> **Written problem**
Carry none of the pictures over; set down the material below exactly.

> **Source material**
# # # # #
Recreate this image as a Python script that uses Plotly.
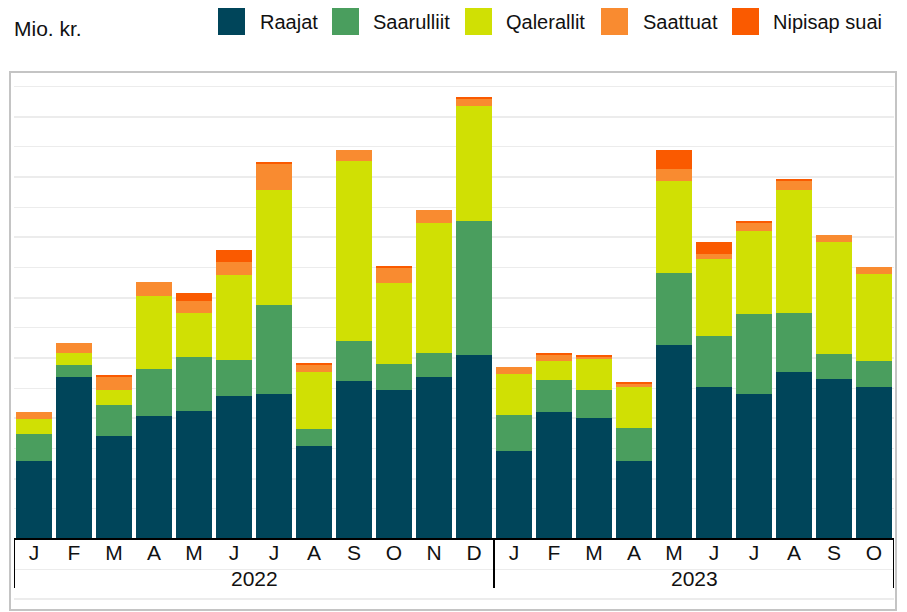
import plotly.graph_objects as go

# ---- data (mio. kr.) ----
periods = ["2022-01", "2022-02", "2022-03", "2022-04", "2022-05", "2022-06",
           "2022-07", "2022-08", "2022-09", "2022-10", "2022-11", "2022-12",
           "2023-01", "2023-02", "2023-03", "2023-04", "2023-05", "2023-06",
           "2023-07", "2023-08", "2023-09", "2023-10"]
month_labels = ["J", "F", "M", "A", "M", "J", "J", "A", "S", "O", "N", "D",
                "J", "F", "M", "A", "M", "J", "J", "A", "S", "O"]
year_labels = ["2022", "2023"]

series_names = ["Raajat", "Saarulliit", "Qalerallit", "Saattuat", "Nipisap suai"]
series_colors = ["#00455a", "#4a9e5e", "#d0e004", "#f98b30", "#fa5a00"]

raajat = [25.9, 53.7, 34.1, 40.8, 42.4, 47.4, 48.1, 30.8, 52.4, 49.4, 53.7, 61.0,
          29.2, 42.1, 40.1, 25.9, 64.3, 50.4, 48.1, 55.4, 53.0, 50.4]
saarulliit = [8.9, 4.0, 10.3, 15.6, 17.9, 11.9, 29.5, 5.6, 13.3, 8.6, 8.0, 44.4,
              11.9, 10.6, 9.3, 10.9, 23.9, 16.9, 26.5, 19.6, 8.3, 8.6]
qalerallit = [5.0, 4.0, 5.0, 24.2, 14.6, 28.2, 38.1, 18.9, 59.7, 26.8, 43.1, 38.1,
              13.6, 6.3, 10.3, 13.6, 30.5, 25.5, 27.5, 40.8, 37.1, 28.8]
saattuat = [2.3, 3.3, 4.6, 4.6, 4.0, 4.3, 8.6, 2.7, 3.6, 5.3, 4.3, 2.3,
            2.3, 2.3, 0.7, 1.3, 4.0, 1.7, 2.7, 3.0, 2.3, 2.3]
nipisap = [0.0, 0.0, 0.3, 0.0, 2.7, 4.0, 0.7, 0.3, 0.0, 0.3, 0.0, 0.7,
           0.0, 0.3, 0.3, 0.3, 6.3, 4.0, 0.3, 0.3, 0.0, 0.0]
series_values = [raajat, saarulliit, qalerallit, saattuat, nipisap]

y_unit_label = "Mio. kr."

# ---- layout geometry (pixels) ----
W, H = 907, 612
L, R, T, B = 14, 13, 72, 2
PW, PH = W - L - R, H - T - B
Y_MIN, Y_MAX = -23.5, 154.8


def px_x(px):
    return (px - L) / PW


def px_y(py):
    return (H - B - py) / PH


fig = go.Figure()
for name, col, vals in zip(series_names, series_colors, series_values):
    fig.add_trace(go.Bar(
        x=periods, y=vals, name=name,
        marker=dict(color=col, line=dict(width=0)),
        showlegend=False,
    ))

zero_pos = (0 - Y_MIN) / (Y_MAX - Y_MIN)

fig.update_layout(
    width=W, height=H,
    margin=dict(l=L, r=R, t=T, b=B, pad=0),
    barmode="stack",
    bargap=0.1,
    plot_bgcolor="white",
    paper_bgcolor="white",
    font=dict(family="Liberation Sans, Arial, sans-serif", size=20, color="#111111"),
    xaxis=dict(
        type="category",
        anchor="free",
        position=zero_pos,
        showline=True, linecolor="black", linewidth=2,
        tickmode="array", tickvals=periods, ticktext=month_labels,
        ticks="",
        ticklabelstandoff=-5,
        tickfont=dict(size=21, color="#111111"),
        showgrid=False,
        range=[-0.5, len(periods) - 0.5],
    ),
    yaxis=dict(
        range=[Y_MIN, Y_MAX],
        dtick=20, tick0=0,
        showgrid=True, gridcolor="#ececec", gridwidth=2,
        minor=dict(dtick=10, tick0=0, showgrid=True, gridcolor="#ececec", gridwidth=1),
        showticklabels=False, ticks="",
        zeroline=False,
        showline=False,
    ),
)

shapes = []
annotations = []

# outer frame
shapes.append(dict(type="rect", xref="paper", yref="paper",
                   x0=px_x(10), x1=px_x(896), y0=px_y(610), y1=px_y(72),
                   line=dict(color="#c4c4c4", width=2), fillcolor="rgba(0,0,0,0)",
                   layer="above"))

# year group dividers and year labels under the month labels
year_of = [p[:4] for p in periods]
bounds = [-0.5]
for i in range(1, len(periods)):
    if year_of[i] != year_of[i - 1]:
        bounds.append(i - 0.5)
bounds.append(len(periods) - 0.5)
for b in bounds:
    shapes.append(dict(type="line", xref="x", yref="paper",
                       x0=b, x1=b, y0=px_y(539), y1=px_y(588),
                       line=dict(color="black", width=2), layer="above"))
for k, yl in enumerate(year_labels):
    annotations.append(dict(text=yl, xref="x", yref="paper",
                            x=(bounds[k] + bounds[k + 1]) / 2, y=px_y(578),
                            xanchor="center", yanchor="middle", showarrow=False,
                            font=dict(size=21, color="#111111")))

# unit label
annotations.append(dict(text=y_unit_label, xref="paper", yref="paper",
                        x=px_x(12), y=px_y(29), xanchor="left", yanchor="middle",
                        showarrow=False, font=dict(size=21, color="#111111")))

# custom legend (large square swatches)
sq_left = [218, 332, 465, 601, 732]
txt_left = [258, 371, 504, 641, 771]
for name, col, sx, tx in zip(series_names, series_colors, sq_left, txt_left):
    shapes.append(dict(type="rect", xref="paper", yref="paper",
                       x0=px_x(sx), x1=px_x(sx + 27), y0=px_y(35), y1=px_y(8),
                       line=dict(width=0), fillcolor=col))
    annotations.append(dict(text=name, xref="paper", yref="paper",
                            x=px_x(tx), y=px_y(22), xanchor="left", yanchor="middle",
                            showarrow=False, font=dict(size=20, color="#111111")))

fig.update_layout(shapes=shapes, annotations=annotations)

fig.write_html("out.html",
               config={"displayModeBar": False},
               post_script="document.body.style.margin='0';document.body.style.overflow='hidden';")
# # # # #
> **Solution for this problem**
Recreate this image as a Python script that uses Plotly.
import plotly.graph_objects as go

# ---- data (mio. kr.) ----
periods = ["2022-01", "2022-02", "2022-03", "2022-04", "2022-05", "2022-06",
           "2022-07", "2022-08", "2022-09", "2022-10", "2022-11", "2022-12",
           "2023-01", "2023-02", "2023-03", "2023-04", "2023-05", "2023-06",
           "2023-07", "2023-08", "2023-09", "2023-10"]
month_labels = ["J", "F", "M", "A", "M", "J", "J", "A", "S", "O", "N", "D",
                "J", "F", "M", "A", "M", "J", "J", "A", "S", "O"]
year_labels = ["2022", "2023"]

series_names = ["Raajat", "Saarulliit", "Qalerallit", "Saattuat", "Nipisap suai"]
series_colors = ["#00455a", "#4a9e5e", "#d0e004", "#f98b30", "#fa5a00"]

raajat = [25.9, 53.7, 34.1, 40.8, 42.4, 47.4, 48.1, 30.8, 52.4, 49.4, 53.7, 61.0,
          29.2, 42.1, 40.1, 25.9, 64.3, 50.4, 48.1, 55.4, 53.0, 50.4]
saarulliit = [8.9, 4.0, 10.3, 15.6, 17.9, 11.9, 29.5, 5.6, 13.3, 8.6, 8.0, 44.4,
              11.9, 10.6, 9.3, 10.9, 23.9, 16.9, 26.5, 19.6, 8.3, 8.6]
qalerallit = [5.0, 4.0, 5.0, 24.2, 14.6, 28.2, 38.1, 18.9, 59.7, 26.8, 43.1, 38.1,
              13.6, 6.3, 10.3, 13.6, 30.5, 25.5, 27.5, 40.8, 37.1, 28.8]
saattuat = [2.3, 3.3, 4.6, 4.6, 4.0, 4.3, 8.6, 2.7, 3.6, 5.3, 4.3, 2.3,
            2.3, 2.3, 0.7, 1.3, 4.0, 1.7, 2.7, 3.0, 2.3, 2.3]
nipisap = [0.0, 0.0, 0.3, 0.0, 2.7, 4.0, 0.7, 0.3, 0.0, 0.3, 0.0, 0.7,
           0.0, 0.3, 0.3, 0.3, 6.3, 4.0, 0.3, 0.3, 0.0, 0.0]
series_values = [raajat, saarulliit, qalerallit, saattuat, nipisap]

y_unit_label = "Mio. kr."

# ---- layout geometry (pixels) ----
W, H = 907, 612
L, R, T, B = 14, 13, 72, 2
PW, PH = W - L - R, H - T - B
Y_MIN, Y_MAX = -23.5, 154.8


def px_x(px):
    return (px - L) / PW


def px_y(py):
    return (H - B - py) / PH


fig = go.Figure()
for name, col, vals in zip(series_names, series_colors, series_values):
    fig.add_trace(go.Bar(
        x=periods, y=vals, name=name,
        marker=dict(color=col, line=dict(width=0)),
        showlegend=False,
    ))

zero_pos = (0 - Y_MIN) / (Y_MAX - Y_MIN)

fig.update_layout(
    width=W, height=H,
    margin=dict(l=L, r=R, t=T, b=B, pad=0),
    barmode="stack",
    bargap=0.1,
    plot_bgcolor="white",
    paper_bgcolor="white",
    font=dict(family="Liberation Sans, Arial, sans-serif", size=20, color="#111111"),
    xaxis=dict(
        type="category",
        anchor="free",
        position=zero_pos,
        showline=True, linecolor="black", linewidth=2,
        tickmode="array", tickvals=periods, ticktext=month_labels,
        ticks="",
        ticklabelstandoff=-5,
        tickfont=dict(size=21, color="#111111"),
        showgrid=False,
        range=[-0.5, len(periods) - 0.5],
    ),
    yaxis=dict(
        range=[Y_MIN, Y_MAX],
        dtick=20, tick0=0,
        showgrid=True, gridcolor="#ececec", gridwidth=2,
        minor=dict(dtick=10, tick0=0, showgrid=True, gridcolor="#ececec", gridwidth=1),
        showticklabels=False, ticks="",
        zeroline=False,
        showline=False,
    ),
)

shapes = []
annotations = []

# outer frame
shapes.append(dict(type="rect", xref="paper", yref="paper",
                   x0=px_x(10), x1=px_x(896), y0=px_y(610), y1=px_y(72),
                   line=dict(color="#c4c4c4", width=2), fillcolor="rgba(0,0,0,0)",
                   layer="above"))

# year group dividers and year labels under the month labels
year_of = [p[:4] for p in periods]
bounds = [-0.5]
for i in range(1, len(periods)):
    if year_of[i] != year_of[i - 1]:
        bounds.append(i - 0.5)
bounds.append(len(periods) - 0.5)
for b in bounds:
    shapes.append(dict(type="line", xref="x", yref="paper",
                       x0=b, x1=b, y0=px_y(539), y1=px_y(588),
                       line=dict(color="black", width=2), layer="above"))
for k, yl in enumerate(year_labels):
    annotations.append(dict(text=yl, xref="x", yref="paper",
                            x=(bounds[k] + bounds[k + 1]) / 2, y=px_y(578),
                            xanchor="center", yanchor="middle", showarrow=False,
                            font=dict(size=21, color="#111111")))

# unit label
annotations.append(dict(text=y_unit_label, xref="paper", yref="paper",
                        x=px_x(12), y=px_y(29), xanchor="left", yanchor="middle",
                        showarrow=False, font=dict(size=21, color="#111111")))

# custom legend (large square swatches)
sq_left = [218, 332, 465, 601, 732]
txt_left = [258, 371, 504, 641, 771]
for name, col, sx, tx in zip(series_names, series_colors, sq_left, txt_left):
    shapes.append(dict(type="rect", xref="paper", yref="paper",
                       x0=px_x(sx), x1=px_x(sx + 27), y0=px_y(35), y1=px_y(8),
                       line=dict(width=0), fillcolor=col))
    annotations.append(dict(text=name, xref="paper", yref="paper",
                            x=px_x(tx), y=px_y(22), xanchor="left", yanchor="middle",
                            showarrow=False, font=dict(size=20, color="#111111")))

fig.update_layout(shapes=shapes, annotations=annotations)

fig.write_html("out.html",
               config={"displayModeBar": False},
               post_script="document.body.style.margin='0';document.body.style.overflow='hidden';")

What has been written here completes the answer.